La autoridad del jefe de la Casa
La cita de este lunes en La Zarzuela ya no es responsabilidad de un anciano que trata de vengar su frustración dejándose llevar por la soberbia de quien cree que está siendo tratado injustamente, sino de Felipe VI
Todos hemos escuchado aquello de “no soy monárquico, soy juancarlista”. Ni siquiera los genuinamente monárquicos se han molestado en enmendar esta afirmación para subrayar, a continuación, la importancia de fortalecer la institución al margen de quien fuera su titular. En el fondo, la idea reflejaba cierto desapego hacia la Corona, aunque muchos percibieran en la figura de quien entonces era su titular un valor digno de apoyo. Era la época del rey campechano, el rey que viajaba por el mundo rodeado de empresarios consiguiendo contratos o el rey que mandaba callar a presidentes autoritarios. A nadie le pareció entonces conveniente romper con esa dinámica perversa de culto a la personalidad, siquiera a modo de red de seguridad. Y, después de la abdicación y todo lo sabido, aquí estamos. La puesta en escena del regreso del emérito a España obedece a este mismo patrón de comportamiento tan propio de su reinado, tan arcano a ojos de la sociedad actual y tan poco respetuoso con la propia institución.

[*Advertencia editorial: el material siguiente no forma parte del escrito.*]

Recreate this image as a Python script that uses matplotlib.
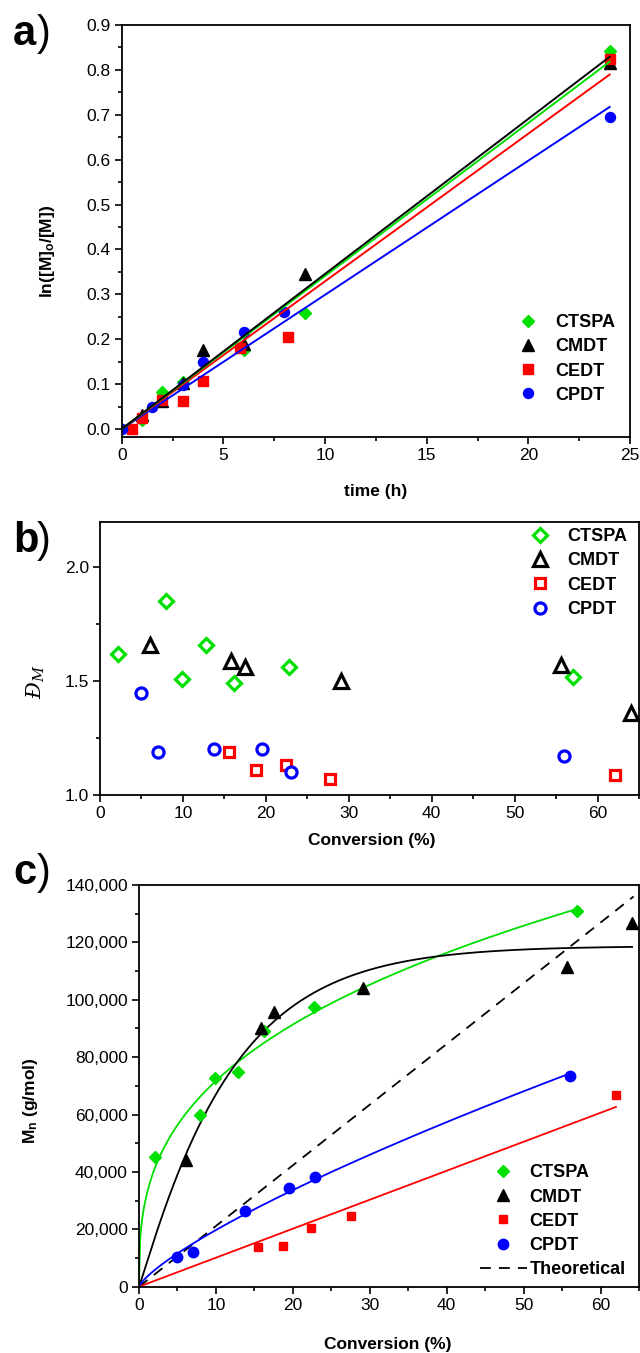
import numpy as np
import matplotlib
matplotlib.use('Agg')
import matplotlib.pyplot as plt
from matplotlib.ticker import MultipleLocator, FuncFormatter

plt.rcParams['font.family'] = ['Liberation Sans', 'DejaVu Sans']
plt.rcParams['mathtext.fontset'] = 'custom'
plt.rcParams['mathtext.rm'] = 'Liberation Sans'
plt.rcParams['mathtext.bf'] = 'Liberation Sans:bold'
plt.rcParams['mathtext.it'] = 'DejaVu Serif:italic'

names = ['CTSPA', 'CMDT', 'CEDT', 'CPDT']
colors = ['#00e000', '#000000', '#ff0000', '#0000ff']
markers = ['D', '^', 's', 'o']

# a) kinetica: ln([M]0/[M]) vs temps (h)
t_ctspa = [1, 2, 3, 6, 9, 24]
ln_ctspa = [0.019, 0.083, 0.104, 0.175, 0.258, 0.843]
t_cmdt = [1, 2, 3, 4, 6, 9, 24]
ln_cmdt = [0.031, 0.062, 0.103, 0.175, 0.19, 0.346, 0.815]
t_cedt = [0.5, 1, 2, 3, 4, 5.8, 8.2, 24]
ln_cedt = [0.0, 0.024, 0.065, 0.062, 0.108, 0.18, 0.204, 0.824]
t_cpdt = [0, 1.5, 3, 4, 6, 8, 24]
ln_cpdt = [0.0, 0.05, 0.098, 0.149, 0.216, 0.26, 0.695]

# b) dispersitat vs conversio (%)
cb_ctspa = [2.2, 7.9, 9.9, 12.8, 16.2, 22.8, 57.0]
d_ctspa = [1.62, 1.85, 1.51, 1.66, 1.49, 1.56, 1.52]
cb_cmdt = [6.0, 15.8, 17.5, 29.1, 55.6, 64.0]
d_cmdt = [1.66, 1.59, 1.56, 1.50, 1.57, 1.36]
cb_cedt = [15.6, 18.8, 22.4, 27.7, 62.1]
d_cedt = [1.19, 1.11, 1.13, 1.07, 1.09]
cb_cpdt = [4.9, 7.0, 13.7, 19.5, 23.0, 56.0]
d_cpdt = [1.45, 1.19, 1.20, 1.20, 1.10, 1.17]

# c) Mn vs conversio (%)
cc_ctspa = [2.1, 7.9, 9.9, 12.85, 16.3, 22.8, 56.9]
mn_ctspa = [45100, 59700, 72600, 74800, 89200, 97600, 131100]
cc_cmdt = [6.1, 15.9, 17.5, 29.1, 55.7, 64.1]
mn_cmdt = [44200, 90100, 95900, 104200, 111300, 126900]
cc_cedt = [15.5, 18.7, 22.4, 27.6, 62.0]
mn_cedt = [13900, 14200, 20300, 24600, 66800]
cc_cpdt = [4.9, 7.0, 13.8, 19.5, 22.9, 56.0]
mn_cpdt = [10500, 12200, 26400, 34300, 38300, 73600]
theo_conv = [0, 64.3]
theo_mn = [0, 136000]


def pendent_origen(x, y):
    x = np.asarray(x, float)
    y = np.asarray(y, float)
    return (x * y).sum() / (x * x).sum()


def ajust_potencia(x, y):
    # y = a*x^b, minims quadrats en escala lineal
    x = np.asarray(x, float)
    y = np.asarray(y, float)
    millor = None
    for b in np.linspace(0.1, 1.5, 1401):
        f = x ** b
        a = (f * y).sum() / (f * f).sum()
        sse = ((a * f - y) ** 2).sum()
        if millor is None or sse < millor[0]:
            millor = (sse, a, b)
    return millor[1], millor[2]


def ajust_weibull(x, y):
    # y = A*(1 - exp(-(x/k)^n))
    x = np.asarray(x, float)
    y = np.asarray(y, float)
    millor = None
    for n in np.linspace(0.8, 2.0, 121):
        for k in np.linspace(3, 40, 371):
            f = 1 - np.exp(-(x / k) ** n)
            A = (f * y).sum() / (f * f).sum()
            sse = ((A * f - y) ** 2).sum()
            if millor is None or sse < millor[0]:
                millor = (sse, A, k, n)
    return millor[1:]


def estil_eixos(ax):
    for s in ax.spines.values():
        s.set_linewidth(1.3)
    ax.tick_params(which='both', direction='out', top=False, right=False, width=1.2)
    ax.tick_params(which='major', length=5, labelsize=12.5, pad=3)
    ax.tick_params(which='minor', length=3)


fig = plt.figure(figsize=(6.4, 13.53), dpi=100)

# ---------------- a)
ax = fig.add_axes([121.7 / 640, 1 - 437.3 / 1353, 508.3 / 640, 412.3 / 1353])
sets_a = [(t_ctspa, ln_ctspa), (t_cmdt, ln_cmdt), (t_cedt, ln_cedt), (t_cpdt, ln_cpdt)]
mida_a = [5.8, 8, 6.5, 7.2]
for (x, y), nom, c, m, ms in zip(sets_a, names, colors, markers, mida_a):
    ax.plot(x, y, ls='none', marker=m, ms=ms, color=c, mec=c, label=nom, zorder=2)
for i in [3, 2, 0, 1]:
    x, y = sets_a[i]
    k = pendent_origen(x, y)
    xx = np.array([0, max(x)])
    ax.plot(xx, k * xx, color=colors[i], lw=1.4, zorder=3)
ax.set_xlim(0, 25)
ax.set_ylim(-0.0185, 0.9)
ax.xaxis.set_major_locator(MultipleLocator(5))
ax.xaxis.set_minor_locator(MultipleLocator(2.5))
ax.yaxis.set_major_locator(MultipleLocator(0.1))
ax.yaxis.set_minor_locator(MultipleLocator(0.05))
ax.yaxis.set_major_formatter(FuncFormatter(lambda v, p: '%.1f' % v))
estil_eixos(ax)
ax.set_xlabel('time (h)', fontsize=12.5, fontweight='bold')
ax.set_ylabel(r'ln([M]$_\mathbf{o}$/[M])', fontsize=12.5, fontweight='bold')
ax.xaxis.set_label_coords(0.5, -0.113)
ax.yaxis.set_label_coords(-0.127, 0.45)
ax.legend(loc='center left', bbox_to_anchor=(0.782, 0.19), frameon=False,
          prop={'weight': 'bold', 'size': 13}, handlelength=1.0, handletextpad=1.0,
          labelspacing=0.4, borderpad=0, borderaxespad=0)

# ---------------- b)
ax = fig.add_axes([100 / 640, 1 - 795 / 1353, 539 / 640, 273.3 / 1353])
sets_b = [(cb_ctspa, d_ctspa), (cb_cmdt, d_cmdt), (cb_cedt, d_cedt), (cb_cpdt, d_cpdt)]
mida_b = [7.5, 10, 6.5, 8]
for (x, y), nom, c, m, ms in zip(sets_b, names, colors, markers, mida_b):
    ax.plot(x, y, ls='none', marker=m, ms=ms, mfc='white', mec=c, mew=2.3, label=nom, clip_on=False)
ax.set_xlim(0, 65)
ax.set_ylim(1.0, 2.2)
ax.xaxis.set_major_locator(MultipleLocator(10))
ax.xaxis.set_minor_locator(MultipleLocator(5))
ax.yaxis.set_major_locator(MultipleLocator(0.5))
ax.yaxis.set_minor_locator(MultipleLocator(0.25))
ax.yaxis.set_major_formatter(FuncFormatter(lambda v, p: '%.1f' % v))
estil_eixos(ax)
ax.set_xlabel('Conversion (%)', fontsize=12.5, fontweight='bold')
ax.set_ylabel(r'$Đ_M$', fontsize=15)
ax.xaxis.set_label_coords(0.504, -0.14)
ax.yaxis.set_label_coords(-0.098, 0.413)
ax.legend(loc='center left', bbox_to_anchor=(0.80, 0.812), frameon=False,
          prop={'weight': 'bold', 'size': 13}, handlelength=1.0, handletextpad=1.0,
          labelspacing=0.4, borderpad=0, borderaxespad=0)

# ---------------- c)
ax = fig.add_axes([139 / 640, 1 - 1286.7 / 1353, 500 / 640, 401.7 / 1353])
sets_c = [(cc_ctspa, mn_ctspa), (cc_cmdt, mn_cmdt), (cc_cedt, mn_cedt), (cc_cpdt, mn_cpdt)]
mida_c = [6, 8, 6, 7.5]
for (x, y), nom, c, m, ms in zip(sets_c, names, colors, markers, mida_c):
    ax.plot(x, y, ls='none', marker=m, ms=ms, color=c, mec=c, label=nom, zorder=3)
ax.plot(theo_conv, theo_mn, color='black', lw=1.3, dashes=(6, 4.5), label='Theoretical', zorder=2)
# corbes d'ajust
a_g, b_g = ajust_potencia(cc_ctspa, mn_ctspa)
xx = np.linspace(0, max(cc_ctspa), 400)
ax.plot(xx, a_g * xx ** b_g, color=colors[0], lw=1.3, zorder=2)
A_k, k_k, n_k = ajust_weibull(cc_cmdt, mn_cmdt)
xx = np.linspace(0, max(cc_cmdt), 400)
ax.plot(xx, A_k * (1 - np.exp(-(xx / k_k) ** n_k)), color=colors[1], lw=1.3, zorder=2)
k_r = pendent_origen(cc_cedt, mn_cedt)
xx = np.array([0, max(cc_cedt)])
ax.plot(xx, k_r * xx, color=colors[2], lw=1.3, zorder=2)
a_b, b_b = ajust_potencia(cc_cpdt, mn_cpdt)
xx = np.linspace(0, max(cc_cpdt), 400)
ax.plot(xx, a_b * xx ** b_b, color=colors[3], lw=1.3, zorder=2)
ax.set_xlim(0, 65)
ax.set_ylim(0, 140000)
ax.xaxis.set_major_locator(MultipleLocator(10))
ax.xaxis.set_minor_locator(MultipleLocator(5))
ax.yaxis.set_major_locator(MultipleLocator(20000))
ax.yaxis.set_minor_locator(MultipleLocator(10000))
ax.yaxis.set_major_formatter(FuncFormatter(lambda v, p: '{:,.0f}'.format(v)))
estil_eixos(ax)
ax.set_xlabel('Conversion (%)', fontsize=12.5, fontweight='bold')
ax.set_ylabel(r'M$_\mathbf{n}$ (g/mol)', fontsize=12.5, fontweight='bold')
ax.xaxis.set_label_coords(0.498, -0.125)
ax.yaxis.set_label_coords(-0.198, 0.462)
ax.legend(loc='center left', bbox_to_anchor=(0.682, 0.163), frameon=False,
          prop={'weight': 'bold', 'size': 13}, handlelength=2.6, handletextpad=0.15,
          labelspacing=0.4, borderpad=0, borderaxespad=0)

# etiquetes dels panells
for lletra, yb in [('a', 45), ('b', 552), ('c', 884)]:
    fig.text(13 / 640, 1 - yb / 1353, lletra, fontsize=30, fontweight='bold', va='baseline')
    fig.text(37 / 640, 1 - yb / 1353, ')', fontsize=30, va='baseline')

fig.savefig('out.png', dpi=100)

Lo que ha ocurrido este fin de semana admite muchas interpretaciones y ninguna, claro está, resulta favorable a don Juan Carlos: una persona empecinada en su error, desorientada en una realidad paralela que algunos amigos se sienten en la obligación de apuntalar por razones que, obviamente, cuesta poco imaginar. Pero la cita de este lunes en La Zarzuela ya no es responsabilidad de un anciano que trata de vengar su frustración dejándose llevar por la soberbia de quien cree que está siento tratado injustamente. El encuentro de Felipe VI con su padre es responsabilidad de quien ostenta la titularidad de la Corona. Un rey, sí, esforzado en su vocación de servicio, que orienta su comportamiento de acuerdo a los estándares de ética pública aceptados por la sociedad y que disciplina su acción de conformidad con los límites que impone el Título II de la Constitución. Hasta aquí no hay dudas.
Pero conviene tener claro que, además de titular de la Corona, Felipe VI es también el jefe de la Casa del Rey. Y es aquí donde, entiendo, la tarea se hace más compleja. No tanto en lo que a gobernanza administrativa de la Casa se refiere, sino en todo aquello que conecta con la necesidad de reforzar su autoridad frente a esa parte de la familia que, sin recato ni pudor, parece dispuesta a desafiarla; y ello compromete, en último extremo, a la Corona. Tras lo visto en Sanxenxo cabe preguntarse si verdaderamente tiene sentido el encuentro institucional entre quien es el titular de la Corona y quien sigue sin entender por qué dejó de serlo. La familia del Rey no es una cuestión marcada en exclusiva por afectos o desafectos personales; tiene una dimensión claramente política que la conecta con la idea misma de sostenibilidad de la Monarquía parlamentaria. Dado que gobernar la Casa es la única responsabilidad que Felipe VI asume sin refrendo, convendría que a nadie (tampoco a su padre) le quedara la duda acerca de su capacidad para llevarla a término con éxito.